W mieście Lindau nad Jeziorem Bodeńskim drzewa przewróciły się na przyczepy kampingowe. Sześć osób zostało rannych, z czego jedna ciężko. Sytuacja była na tyle niebezpieczna, że ewakuowano okolicę. W hali widowiskowej Inselhalle w Lindau zakwaterowano na noc 900 osób.
Dziesięć osób zostało rannych podczas zjazdu motocyklowego w mieście Nördlingen w Bawarii. Latające części uderzyły dziesięciu motocyklistów podczas festiwalu. Trzej z nich trafiło do szpitala. Według policji podczas spotkania na lotnisku Nördlinger poluzowały się także fragmenty sceny.
W mieście Dachau kobieta została ranna, gdy drzewo spadło na jej dom. W okolicach Freising piorun uderzył w restaurację i budynek mieszkalny.

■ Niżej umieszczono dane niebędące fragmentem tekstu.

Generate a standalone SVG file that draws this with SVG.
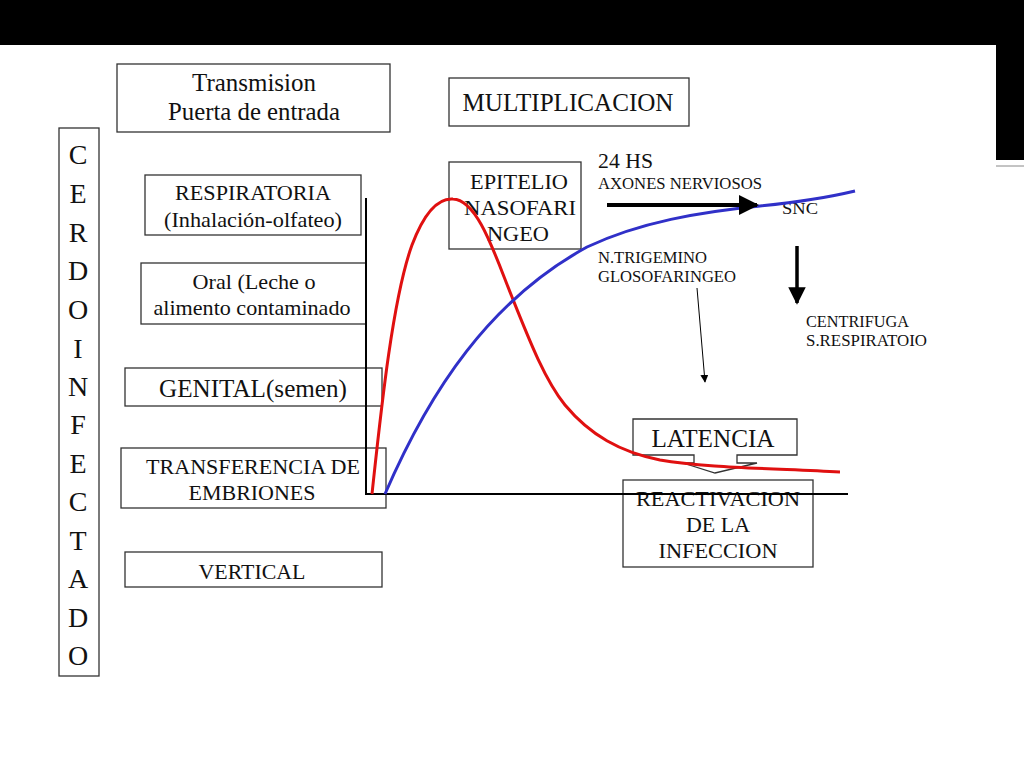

Policja w Bawarii przeprowadziła w nocy około 320 interwencji. W piątek rano odwołanych lub spóźnionych było wiele pociągów w tym regionie, Kilka odcinków monachijskich pociągów S-Bahn jest nadal zamkniętych. Z torów usuwane są drzewa.
Niedaleko Sechselberg w Badenii-Wirtembergii na emeryta spadło drzewo. Przygniotło go i uwięziło. Konieczna była pomoc strażaków.